De fait, ils poursuivent l’or qui ne peut rassasier la faim, la terre où ils n’occuperont qu’un si petit trou, la gloire, chuchotement éphémère dans le silence de l’éternité, la chair qui sera une boue vermineuse et ces magnifiques et retentissantes découvertes qui, après les avoir faits esclaves, hâteront pour eux la terrifiante découverte de la mort. Telles sont les choses “réelles” où se délectent les dévots de Thomas.
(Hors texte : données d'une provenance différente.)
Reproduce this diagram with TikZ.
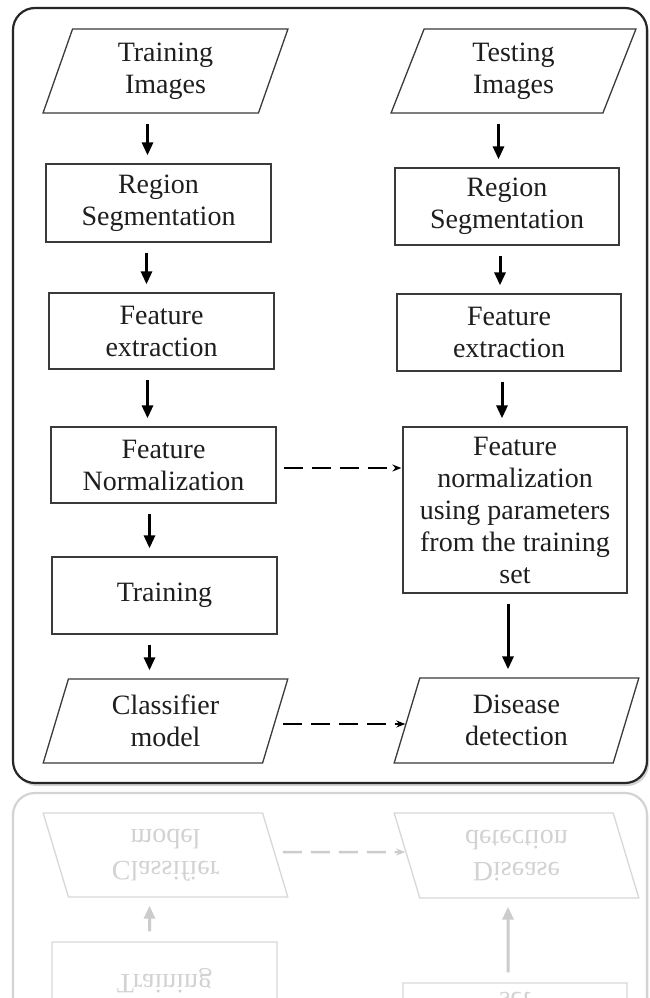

Mais s’ils avaient jamais eu l’idée de lire ce qui advint après la réponse, ils auraient peut-être douté à leur tour de celui qui douta de la résurrection. Car les seules vérités qui ont une valeur absolue, en dépit des fouilleurs de cadavres, sont celles qui échappent à la vue charnelle, qui se dérobent au contact des mains charnelles. Ces vérités viennent d’en haut et pénètrent sans intermédiaire dans l’âme. Celui qui a l’âme de toute part enclose ne les reçoit point et ne les verra que le jour où son corps, avec ses cinq portiers défiants, sera comme une loque usée jetée sur un lit en attendant de pourrir dans la terre.1 »

Note

1. Giovanni Papini, Histoire du Christ, p. 428-429.